STIKO-Empfehlung fehlt - wegen Überlastung

Auch wenn der letzte Beweis noch fehlt: Der Berufsverband der Frauenärzte rät schon heute jeder Frau zur HPV-Impfung, bei der eine Konisation ansteht. Weil die Hinweise auf eine Schutzwirkung eben bereits so deutlich sind. Eine offizielle Impfempfehlung der Ständigen Impfkommission aber – die gibt es nicht.
Frage an Marianne Röbl-Mathieu, Frauenärztin und seit fünf Jahren STIKO-Mitglied: Liegt das daran, dass die randomisiert-kontrollierten Studiendaten noch fehlen?
"Ich glaube, es geht weniger darum, dass etwas fehlt. Sondern es geht eher darum, dass eben bisher nicht die Ressourcen da waren, um das entsprechend der STIKO-Arbeitsweise aufzuarbeiten. Es gibt durchaus schon eine gewisse Evidenz, die zu diesem Thema vorliegt. Die müsste eben nach unserer Standardvorgehensweise genau untersucht werden."
Genau das aber geht bislang nicht. Der STIKO-Geschäftsstelle mangelt es nämlich an Personal, um die existierenden Studien zu sichten und für die STIKO-Mitglieder vorzubereiten. Die Experten prüfen die Daten und bewerten sie abschließend. Sprich: Die fehlende Impfempfehlung scheiterte bisher nicht an vielleicht fehlenden Daten – sondern an fehlenden Mitarbeitern.

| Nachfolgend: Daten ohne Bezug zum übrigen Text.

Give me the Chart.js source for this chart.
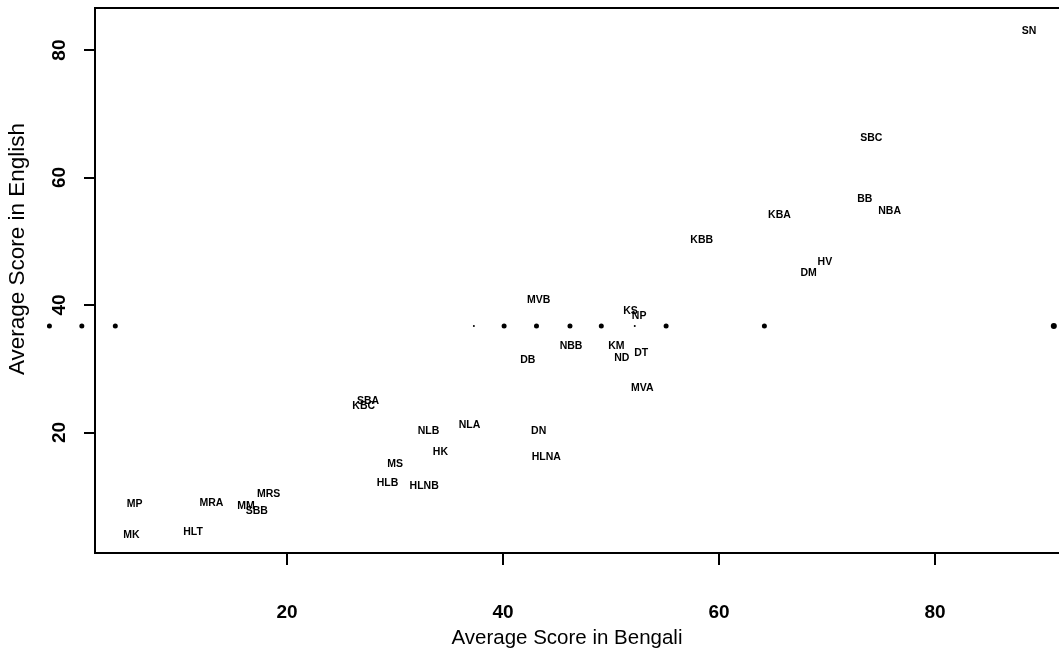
<!DOCTYPE html>
<html>
<head>
<meta charset="utf-8">
<script src="https://cdn.jsdelivr.net/npm/chart.js@4.4.1/dist/chart.umd.min.js"></script>
<style>
  html, body { margin: 0; padding: 0; background: #fff; }
  #wrap { width: 1059px; height: 657px; }
</style>
</head>
<body>
<div id="wrap"><canvas id="chart" width="1059" height="657"></canvas></div>
<script>
// school codes with their average scores
const schools = [
  "SN", "SBC", "BB", "NBA", "KBA", "KBB", "HV", "DM", "MVB", "KS", "NP",
  "KM", "ND", "DT", "NBB", "DB", "MVA", "SBA", "KBC", "NLB", "NLA", "DN",
  "HK", "HLNA", "MS", "HLB", "HLNB", "MRS", "MRA", "MM", "SBB", "MP", "MK", "HLT",
];
const bengali = [
  88.7, 74.1, 73.5, 75.8, 65.6, 58.4, 69.8, 68.3, 43.3, 51.8, 52.6,
  50.5, 51.0, 52.8, 46.3, 42.3, 52.9, 27.5, 27.1, 33.1, 36.9, 43.3,
  34.2, 44.0, 30.0, 29.3, 32.7, 18.3, 13.0, 16.2, 17.2, 5.9, 5.6, 11.3,
];
const english = [
  83.0, 66.2, 56.6, 54.8, 54.1, 50.2, 46.8, 45.0, 40.7, 39.0, 38.2,
  33.6, 31.7, 32.4, 33.5, 31.3, 27.0, 25.0, 24.1, 20.3, 21.1, 20.2,
  16.9, 16.2, 15.0, 12.1, 11.6, 10.4, 9.0, 8.4, 7.6, 8.8, 3.9, 4.4,
];

// dotted reference line across the plot (runs out into the left margin)
const refLevel = 36.7;
const refDotsX = [-2.0, 1.0, 4.1, 37.3, 40.1, 43.1, 46.2, 49.1, 52.2, 55.1, 64.2, 91.0];
const refDotsSize = [2.5, 2.5, 2.5, 1, 2.5, 2.5, 2.5, 2.5, 1, 2.5, 2.5, 3];

const xTicks = [20, 40, 60, 80];
const yTicks = [20, 40, 60, 80];
const xTitle = "Average Score in Bengali";
const yTitle = "Average Score in English";

const FONT = "'Liberation Sans', Arial, Helvetica, sans-serif";

const pointLabels = {
  id: "pointLabels",
  afterDatasetsDraw(chart) {
    const { ctx, chartArea: a } = chart;
    ctx.save();
    ctx.fillStyle = "#000";
    ctx.font = `bold 10.5px ${FONT}`;
    ctx.textAlign = "center";
    ctx.textBaseline = "middle";
    chart.getDatasetMeta(0).data.forEach((el, i) => {
      ctx.fillText(schools[i], el.x, el.y);
    });
    // Chart.js skips points outside the chart area, so draw those dots here
    chart.getDatasetMeta(1).data.forEach((el, i) => {
      if (el.x >= a.left && el.x <= a.right) return;
      ctx.beginPath();
      ctx.arc(el.x, el.y, refDotsSize[i], 0, Math.PI * 2);
      ctx.fill();
    });
    ctx.restore();
  },
};

// open frame (the right side runs off the page), rotated y tick labels, axis titles
const frame = {
  id: "frame",
  afterDraw(chart) {
    const { ctx, chartArea: a, width } = chart;
    const y = chart.scales.y;
    ctx.save();
    ctx.strokeStyle = "#000";
    ctx.lineWidth = 2;
    ctx.beginPath();
    ctx.moveTo(width, a.top);
    ctx.lineTo(a.left, a.top);
    ctx.lineTo(a.left, a.bottom);
    ctx.lineTo(width, a.bottom);
    ctx.stroke();

    ctx.fillStyle = "#000";
    ctx.textAlign = "center";
    ctx.textBaseline = "middle";
    ctx.font = `bold 19px ${FONT}`;
    yTicks.forEach((v) => {
      ctx.save();
      ctx.translate(60, y.getPixelForValue(v));
      ctx.rotate(-Math.PI / 2);
      ctx.fillText(String(v), 0, 0);
      ctx.restore();
    });

    ctx.font = `20.5px ${FONT}`;
    ctx.fillText(xTitle, 567, 638);

    ctx.save();
    ctx.translate(18, 249);
    ctx.rotate(-Math.PI / 2);
    ctx.font = `22.5px ${FONT}`;
    ctx.fillText(yTitle, 0, 0);
    ctx.restore();
    ctx.restore();
  },
};

new Chart(document.getElementById("chart"), {
  type: "scatter",
  data: {
    datasets: [
      {
        label: "Schools",
        data: bengali.map((b, i) => ({ x: b, y: english[i] })),
        pointRadius: 0,
        pointHoverRadius: 0,
      },
      {
        label: "Reference",
        data: refDotsX.map((x) => ({ x, y: refLevel })),
        pointRadius: refDotsSize,
        pointBackgroundColor: "#000",
        pointBorderWidth: 0,
        clip: false,
      },
    ],
  },
  options: {
    responsive: false,
    animation: false,
    layout: { padding: { top: 8, right: 0, left: 0, bottom: 0 } },
    plugins: {
      legend: { display: false },
      tooltip: { enabled: false },
    },
    scales: {
      x: {
        type: "linear",
        min: 2.22,
        max: 91.11,
        afterFit: (scale) => { scale.height = 104; },
        afterBuildTicks: (scale) => { scale.ticks = xTicks.map((v) => ({ value: v })); },
        border: { display: false },
        grid: { drawOnChartArea: false, drawTicks: true, tickLength: 12, color: "#000", lineWidth: 2 },
        ticks: {
          color: "#000",
          font: { family: FONT, size: 19, weight: "bold" },
          padding: 36,
          maxRotation: 0,
        },
      },
      y: {
        type: "linear",
        min: 1.1,
        max: 86.6,
        afterFit: (scale) => { scale.width = 95; },
        afterBuildTicks: (scale) => { scale.ticks = yTicks.map((v) => ({ value: v })); },
        border: { display: false },
        grid: { drawOnChartArea: false, drawTicks: true, tickLength: 11, color: "#000", lineWidth: 2 },
        ticks: { display: false },
      },
    },
  },
  plugins: [pointLabels, frame],
});
</script>
</body>
</html>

Ohne STIKO-Empfehlung keine Kostenübernahme

Gerade stockt der Bundesgesundheitsminister die STIKO-Geschäftsstelle personell auf. Und mittel- bis langfristig rechnen praktisch alle Fachleute auch mit einer offiziellen STIKO-Empfehlung für die HPV-Impfung nach Konisation. Nur wann genau, weiß niemand.
Genau das ist für betroffene Frauen aber ein Problem. Denn ohne STIKO-Empfehlung – kein Anspruch auf Kostenübernahme durch die Krankenkasse. Dabei kostet die Impfung mehr als 500 Euro. Sie könne das zur Not selbst bezahlen, sagt Elisabeth M. – andere Frauen aber nicht. Ungerecht sei das. "Nur weil ich es mir leisten kann – ist ja schön für mich. Aber ich finde, Gesundheit sollte keine Geldsache sein – gerade bei so was nicht."
Zumal die Gesamt-Impfkosten selbst bei 56.000 Konisationen überschaubar wären: gut 30 Millionen Euro – pro Jahr. Zum Vergleich: Unser Gesundheitssystem kostet heute mehr als eine Milliarde – pro Tag.
Erste Krankenkassen – die Barmer und die Techniker etwa – erstatten Frauen bis 45 Jahre die Impfkosten nach einer Einzelfallprüfung oft zurück. Allerdings freiwillig. Solange das nicht mehr Kassen tun und solange die Politik die STIKO nicht gut genug finanziert, damit die ihrer Arbeit hinterherkommen kann – so lange müssen Frauen mit zu wenig Geld nach einer Konisation auf den Schutz durch die HPV-Impfung verzichten. Ihnen bleibt, nach der OP regelmäßig zur Krebsvorsorge zu gehen. Das empfehlen Fachleute übrigens sogar Frauen mit einer Impfung – und den Ungeimpften erst recht.